En medio de los festejos, tras haber obtenido más del 55% de los votos, el flamante presidente electo Javier Milei pronunció las siguientes palabras: “No venimos a inventar nada, venimos a hacer las cosas que la historia ha demostrado que funcionan (…) lo mismo que hicimos en el siglo XIX en nuestro país, lo mismo que hicieron países como Irlanda. Venimos a abrazar las ideas de la libertad”.

Esta declaración probablemente haya abierto una incógnita en aquellos que buscan algo de certidumbre en el contexto actual: ¿Qué es lo que hizo Irlanda y qué podemos aprender de este caso?

Hasta mediados del siglo XX Irlanda fue un país agrícola, avocado principalmente al cultivo de la papa. En 1840 la isla sufrió una de las peores crisis alimentarias de la historia moderna occidental: La Gran Hambruna, hecho que terminó con la vida de más de un millón de personas y provocó la emigración (principalmente a Estados Unidos) de un tercio de la población.

Su independencia de Gran Bretaña en 1921 y la gran depresión del 29’ la empujaron al desarrollo de un sistema de proteccionismo extremo en busca de la autosuficiencia. Bajo este régimen, la tasa de crecimiento promedio de la isla en 1950 fue de tan solo el 2%, en contraste con el 5,5% promedio del resto de Europa occidental. El deterioro económico se reflejaba en una masiva emigración de jóvenes que buscaban evitar un futuro irremediablemente atado al trabajo agrícola en su propia tierra.

Fue a partir del año 1959 cuando el nuevo Premier Sean O’Kelly puso en marcha un plan de liberalización paulatina de la economía.
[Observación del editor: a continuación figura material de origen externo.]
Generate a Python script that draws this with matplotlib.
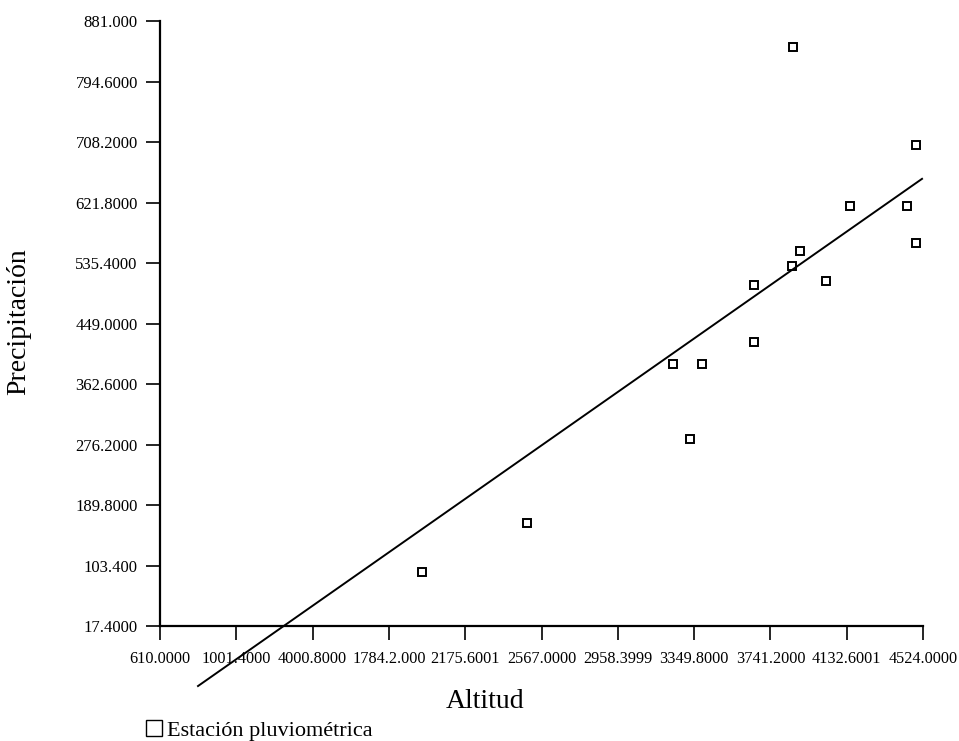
import matplotlib
matplotlib.use("Agg")
import matplotlib.pyplot as plt
from matplotlib.lines import Line2D

# Data
altitud = [1954, 2493, 3242, 3390, 3329, 3657, 3657, 3857, 3852, 3893, 4026, 4150, 4442, 4488, 4488]
precipitacion = [94.5, 164.5, 391.6, 391.6, 284.4, 504.4, 423.0, 844.3, 531.5, 553.0, 510.0, 617.2, 617.2, 704.3, 564.3]

# Regression line end points
fit_x = [805, 4519]
fit_y = [-68.3, 655.7]

x_ticks = [610.0, 1001.4, 1392.8, 1784.2, 2175.6, 2567.0, 2958.4, 3349.8, 3741.2, 4132.6, 4524.0]
x_tick_labels = ["610.0000", "1001.4000", "4000.8000", "1784.2.000", "2175.6001", "2567.0000",
                 "2958.3999", "3349.8000", "3741.2000", "4132.6001", "4524.0000"]
y_ticks = [17.4, 103.4, 189.8, 276.2, 362.6, 449.0, 535.4, 621.8, 708.2, 794.6, 881.0]
y_tick_labels = ["17.4000", "103.400", "189.8000", "276.2000", "362.6000", "449.0000",
                 "535.4000", "621.8000", "708.2000", "794.6000", "881.000"]

plt.rcParams['font.family'] = ['Liberation Serif', 'DejaVu Serif']

W, H = 959, 741
L, R, T, B = 160, 923, 21, 626

fig = plt.figure(figsize=(W / 100, H / 100), dpi=100)
ax = fig.add_axes([L / W, 1 - B / H, (R - L) / W, (B - T) / H])

ax.plot(altitud, precipitacion, linestyle='none', marker='s', markersize=5.5,
        markerfacecolor='white', markeredgecolor='black', markeredgewidth=1.4)
ax.plot(fit_x, fit_y, color='black', linewidth=1.4, clip_on=False)

ax.set_xlim(610, 4524)
ax.set_ylim(17.4, 881)
ax.set_xticks(x_ticks)
ax.set_xticklabels(x_tick_labels, fontsize=11.7)
ax.set_yticks(y_ticks)
ax.set_yticklabels(y_tick_labels, fontsize=12)
ax.tick_params(axis='both', direction='out', length=10, width=1.2)
ax.tick_params(axis='x', pad=8)
ax.tick_params(axis='y', pad=6)

ax.spines['top'].set_visible(False)
ax.spines['right'].set_visible(False)
ax.spines['left'].set_linewidth(1.6)
ax.spines['bottom'].set_linewidth(1.6)

ax.set_xlabel('Altitud', fontsize=20, ha='center', va='center')
ax.xaxis.set_label_coords((485 - L) / (R - L), -(702 - B) / (B - T))
ax.set_ylabel('Precipitación', fontsize=20, ha='center', va='center')
ax.yaxis.set_label_coords((19 - L) / (R - L), (B - 322) / (B - T))

handle = Line2D([], [], linestyle='none', marker='s', markersize=11,
                markerfacecolor='white', markeredgecolor='black', markeredgewidth=1.0)
fig.legend([handle], ['Estación pluviométrica'], loc='center left',
           bbox_to_anchor=(146 / W, 1 - 731 / H), frameon=False, fontsize=16,
           handlelength=0.7, handletextpad=0.25, borderpad=0, borderaxespad=0)

fig.savefig('out.png', dpi=100)
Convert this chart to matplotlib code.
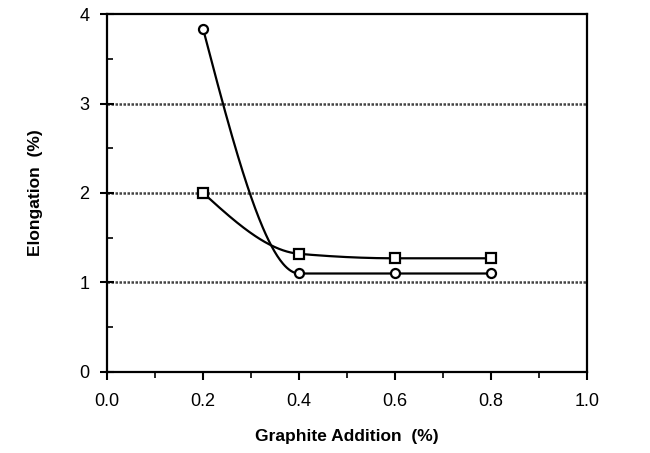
import numpy as np
import matplotlib
matplotlib.use("Agg")
import matplotlib.pyplot as plt
from matplotlib.ticker import MultipleLocator, FormatStrFormatter

# data
graphite = [0.2, 0.4, 0.6, 0.8]
elong_circle = [3.83, 1.10, 1.10, 1.10]
elong_square = [2.00, 1.32, 1.27, 1.27]


def pchip(x, y, xs):  # monotone cubic so the line is smooth like the original
    x = np.asarray(x, float)
    y = np.asarray(y, float)
    h = np.diff(x)
    d = np.diff(y) / h
    m = np.zeros_like(y)
    for k in range(1, len(x) - 1):
        if d[k - 1] * d[k] > 0:
            w1 = 2 * h[k] + h[k - 1]
            w2 = h[k] + 2 * h[k - 1]
            m[k] = (w1 + w2) / (w1 / d[k - 1] + w2 / d[k])
    m[0] = d[0] * 1.5 - m[1] * 0.5 if d[0] * (d[0] * 1.5 - m[1] * 0.5) > 0 else 0
    m[-1] = 0
    out = np.empty_like(xs)
    for i, xv in enumerate(xs):
        k = min(np.searchsorted(x, xv) - 1, len(x) - 2)
        k = max(k, 0)
        t = (xv - x[k]) / h[k]
        h00 = 2 * t**3 - 3 * t**2 + 1
        h10 = t**3 - 2 * t**2 + t
        h01 = -2 * t**3 + 3 * t**2
        h11 = t**3 - t**2
        out[i] = h00 * y[k] + h10 * h[k] * m[k] + h01 * y[k + 1] + h11 * h[k] * m[k + 1]
    return out


plt.rcParams['font.family'] = ['Liberation Sans', 'DejaVu Sans']

fig = plt.figure(figsize=(6.5, 4.53), dpi=100)
ax = fig.add_axes([0.165, 0.179, 0.738, 0.79])

xs = np.linspace(0.2, 0.8, 300)
ax.plot(xs, pchip(graphite, elong_circle, xs), color='black', lw=1.6, zorder=3)
ax.plot(xs, pchip(graphite, elong_square, xs), color='black', lw=1.6, zorder=3)
ax.plot(graphite, elong_circle, 'o', ms=6.5, mfc='white', mec='black', mew=1.6, zorder=4)
ax.plot(graphite, elong_square, 's', ms=6.5, mfc='white', mec='black', mew=1.6, zorder=4)

for yv in [1, 2, 3]:
    ax.axhline(yv, color='#444444', lw=1.8, ls=(0, (1, 0.6)), zorder=1)

ax.set_xlim(0, 1.0)
ax.set_ylim(0, 4)
ax.xaxis.set_major_locator(MultipleLocator(0.2))
ax.xaxis.set_minor_locator(MultipleLocator(0.1))
ax.xaxis.set_major_formatter(FormatStrFormatter('%.1f'))
ax.yaxis.set_major_locator(MultipleLocator(1))
ax.yaxis.set_minor_locator(MultipleLocator(0.5))
ax.tick_params(axis='x', which='major', direction='out', length=6, width=1.5, labelsize=13, pad=9)
ax.tick_params(axis='x', which='minor', direction='out', length=4, width=1.2)
ax.tick_params(axis='y', which='major', direction='inout', length=10, width=1.5, labelsize=13, pad=8)
ax.tick_params(axis='y', which='minor', direction='in', length=4, width=1.2)

for s in ['left', 'bottom', 'right', 'top']:
    ax.spines[s].set_linewidth(1.6)

ax.set_xlabel('Graphite Addition  (%)', fontsize=12.5, fontweight='bold', labelpad=14)
ax.set_ylabel('Elongation  (%)', fontsize=12.5, fontweight='bold', labelpad=26)

fig.savefig('out.png', dpi=100)
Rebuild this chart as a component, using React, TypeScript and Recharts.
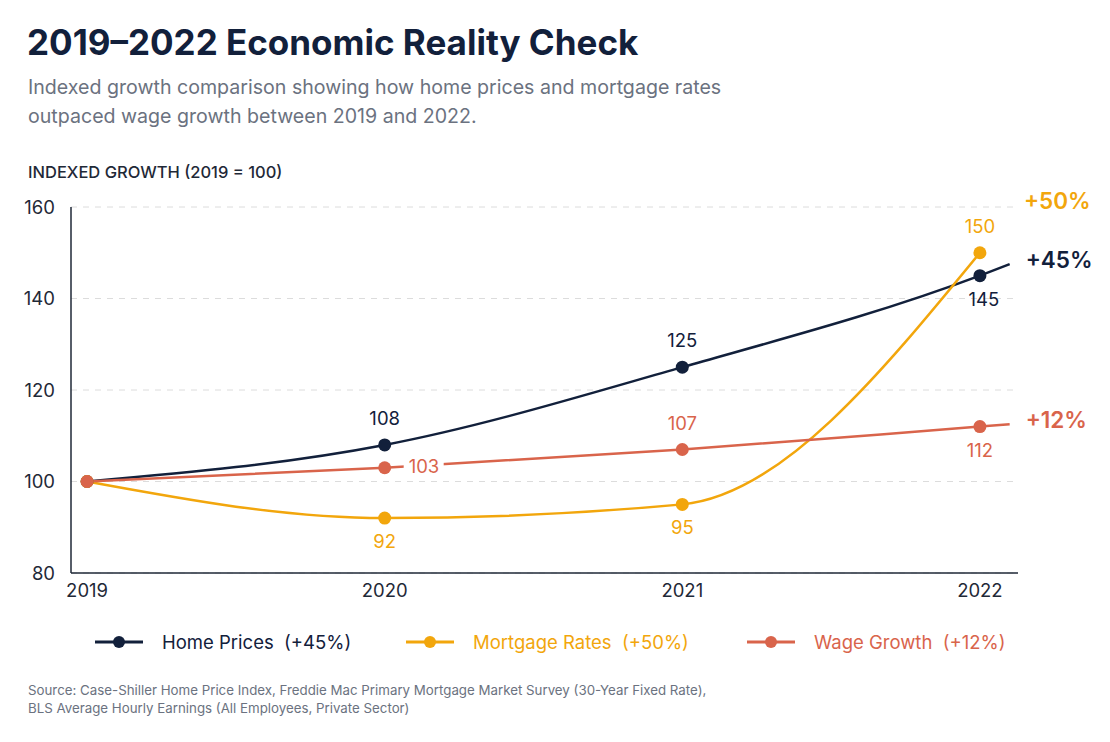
import React from 'react';
import { LineChart, Line, XAxis, YAxis, CartesianGrid } from 'recharts';

const years = [2019, 2020, 2021, 2022];
const homePrices = [100, 108, 125, 145];
const mortgageRates = [100, 92, 95, 150];
const wageGrowth = [100, 103, 107, 112];

// short run-out past 2022 that leads into the end-of-line labels
const tailYear = 2022.1;
const homeTail = 147.5;
const wageTail = 112.5;

const yTicks = [80, 100, 120, 140, 160];

const NAVY = '#12203b';
const AMBER = '#f2a60c';
const CORAL = '#d9644b';
const INK = '#1f2937';
const GREY = '#6b7280';
const FONT = 'Inter, "Noto Sans", sans-serif';

type SeriesKey = 'home' | 'mortgage' | 'wage';
interface Series {
  key: SeriesKey;
  name: string;
  change: string;
  color: string;
  place: string[];
}

const series: Series[] = [
  { key: 'home', name: 'Home Prices', change: '+45%', color: NAVY, place: ['', 'above', 'above', 'below'] },
  { key: 'mortgage', name: 'Mortgage Rates', change: '+50%', color: AMBER, place: ['', 'below', 'below', 'above'] },
  { key: 'wage', name: 'Wage Growth', change: '+12%', color: CORAL, place: ['', 'right', 'above', 'below'] },
];

const data = [
  ...years.map((year, i) => ({
    year,
    home: homePrices[i],
    mortgage: mortgageRates[i],
    wage: wageGrowth[i],
  })),
  { year: tailYear, home: homeTail, wage: wageTail },
];

function endLabel(x: number, y: number, text: string, color: string) {
  return (
    <text x={x} y={y} fill={color} fontSize={22.5} fontWeight={600} fontFamily={FONT} dominantBaseline="middle">
      {text}
    </text>
  );
}

// dot plus value label (and the end label where the line finishes)
function makeDot(s: Series) {
  return (props: any) => {
    const { cx, cy, index, value } = props;
    const k = `${s.key}-${index}`;
    if (cx == null || cy == null) return <g key={k} />;
    if (index >= years.length) {
      return <g key={k}>{endLabel(cx + 16, cy - 2, s.change, s.color)}</g>;
    }
    const place = s.place[index];
    let label = null;
    const txt = { fill: s.color, fontSize: 18.5, fontFamily: FONT, dominantBaseline: 'middle' as const };
    if (place === 'above') {
      label = <text x={cx} y={cy - 25} textAnchor="middle" {...txt}>{value}</text>;
    } else if (place === 'below') {
      label = <text x={cx + (s.key === 'home' ? 4 : 0)} y={cy + 25} textAnchor="middle" {...txt}>{value}</text>;
    } else if (place === 'right') {
      label = (
        <g>
          <rect x={cx + 19} y={cy - 12} width={40} height={24} fill="#ffffff" />
          <text x={cx + 24} y={cy} textAnchor="start" {...txt}>{value}</text>
        </g>
      );
    }
    return (
      <g key={k}>
        <circle cx={cx} cy={cy} r={6.5} fill={s.color} />
        {label}
        {s.key === 'mortgage' && index === years.length - 1 && endLabel(cx + 44, cy - 50, s.change, s.color)}
      </g>
    );
  };
}

function LegendItem({ s, left }: { s: Series; left: number }) {
  return (
    <div style={{ position: 'absolute', left, top: 630, height: 24, display: 'flex', alignItems: 'center' }}>
      <svg width={48} height={16}>
        <line x1={0} y1={8} x2={48} y2={8} stroke={s.color} strokeWidth={3} />
        <circle cx={24} cy={8} r={6} fill={s.color} />
      </svg>
      <span style={{ marginLeft: 19, color: s.color, fontSize: 18.5, whiteSpace: 'pre' }}>
        {`${s.name}  (${s.change})`}
      </span>
    </div>
  );
}

export default function App() {
  return (
    <div
      style={{
        position: 'absolute',
        left: 0,
        top: 0,
        width: 1110,
        height: 742,
        background: '#ffffff',
        fontFamily: FONT,
      }}
    >
      <div style={{ position: 'absolute', left: 27, top: 25, fontSize: 35, lineHeight: 1, fontWeight: 700, color: NAVY }}>
        2019–2022 Economic Reality Check
      </div>
      <div style={{ position: 'absolute', left: 28, top: 73, fontSize: 19.6, lineHeight: '29px', color: GREY }}>
        Indexed growth comparison showing how home prices and mortgage rates
        <br />
        outpaced wage growth between 2019 and 2022.
      </div>
      <div style={{ position: 'absolute', left: 28, top: 162, fontSize: 16.5, lineHeight: '20px', fontWeight: 500, color: INK }}>
        INDEXED GROWTH (2019 = 100)
      </div>

      <div style={{ position: 'absolute', left: 0, top: 0 }}>
        <LineChart width={1110} height={610} data={data} margin={{ top: 207, right: 92, bottom: 0, left: 0 }}>
          <CartesianGrid vertical={false} stroke="#dcdcdc" strokeDasharray="6 6" />
          <XAxis
            dataKey="year"
            type="number"
            domain={[2018.946, 2022.128]}
            ticks={years}
            tickFormatter={(v) => String(v)}
            height={37}
            axisLine={{ stroke: INK, strokeWidth: 1.5 }}
            tickLine={false}
            tickMargin={5}
            tick={{ fill: INK, fontSize: 18.5, fontFamily: FONT }}
          />
          <YAxis
            type="number"
            domain={[80, 160]}
            ticks={yTicks}
            width={71}
            axisLine={{ stroke: INK, strokeWidth: 1.5 }}
            tickLine={false}
            tickMargin={10}
            tick={{ fill: INK, fontSize: 18.5, fontFamily: FONT }}
          />
          {series.map((s) => (
            <Line
              key={s.key}
              type="monotone"
              dataKey={s.key}
              stroke={s.color}
              strokeWidth={2.5}
              dot={makeDot(s)}
              activeDot={false}
              isAnimationActive={false}
            />
          ))}
        </LineChart>
      </div>

      <LegendItem s={series[0]} left={95} />
      <LegendItem s={series[1]} left={406} />
      <LegendItem s={series[2]} left={747} />

      <div style={{ position: 'absolute', left: 28, top: 681, fontSize: 13.3, lineHeight: '18px', color: GREY }}>
        Source: Case-Shiller Home Price Index, Freddie Mac Primary Mortgage Market Survey (30-Year Fixed Rate),
        <br />
        BLS Average Hourly Earnings (All Employees, Private Sector)
      </div>
    </div>
  );
}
Primero estableciendo Zonas de Libre Comercio en donde empresas extranjeras podían establecerse pagando bajos impuestos, importar bajo aranceles reducidos y exportar con ciertas facilidades impositivas, principalmente al Reino Unido.

La incorporación de Irlanda a la Unión Europea en 1973 llevó a una apertura aún mayor del comercio exterior, pero el gran cambio tuvo lugar en 1987. A partir de la crisis del petróleo el país insular se vio sumido en un proceso inflacionario causado por políticas fiscales expansivas financiadas con presión impositiva y aumento de la deuda pública. Ante esta situación, el nuevo Premier Charles Haughey se vio obligado a consensuar un programa de ajuste fiscal con los partidos de oposición y la población general, a fin de garantizar “la supervivencia económica de Irlanda”. 

Con el objetivo de equilibrar el presupuesto se recortaron gastos gubernamentales, se redujeron los gastos en salud (6%), educación (7%), transporte, vivienda y defensa (11% en promedio). Finalmente se acordó implementar un programa de flexibilización laboral con el objetivo de reducir el empleo informal en el sector agrícola y generar una transferencia hacia sectores industriales.

El resultado de cara al siglo XXI fue: una economía gradualmente liberalizada que logró la atracción de inversión extranjera directa de compañías tecnológicas e industriales que buscaban un entorno de baja presión fiscal y cercanía con la Unión Europea. Un Estado reducido y con baja injerencia en las decisiones del sector privado y, con la incorporación a la Zona Euro en 1995, la eliminación total de la inflación.

Entre 2013 y 2022 el PBI de Irlanda creció, en promedio, un 9% anual. En 2020, año en el que la mayoría de los países vio reducida su producción debido a la pandemia, alcanzó un crecimiento récord del 6,2 (datos del Banco Mundial). El desempleo en 2022 registrado por la OIT alcanzó su punto más bajo desde el 2002 (4,4%) y su PBI per cápita duplica al de Alemania y casi cuadruplica al de España.

Si bien no hay recetas mágicas y cada economía es única, el caso irlandés debe ser tenido en cuenta al momento de emprender el camino hacia la liberalización económica. El factor político es fundamental y la construcción de consensos cívicos y partidarios no puede ser desestimada para lograr una inserción inteligente a la economía mundial.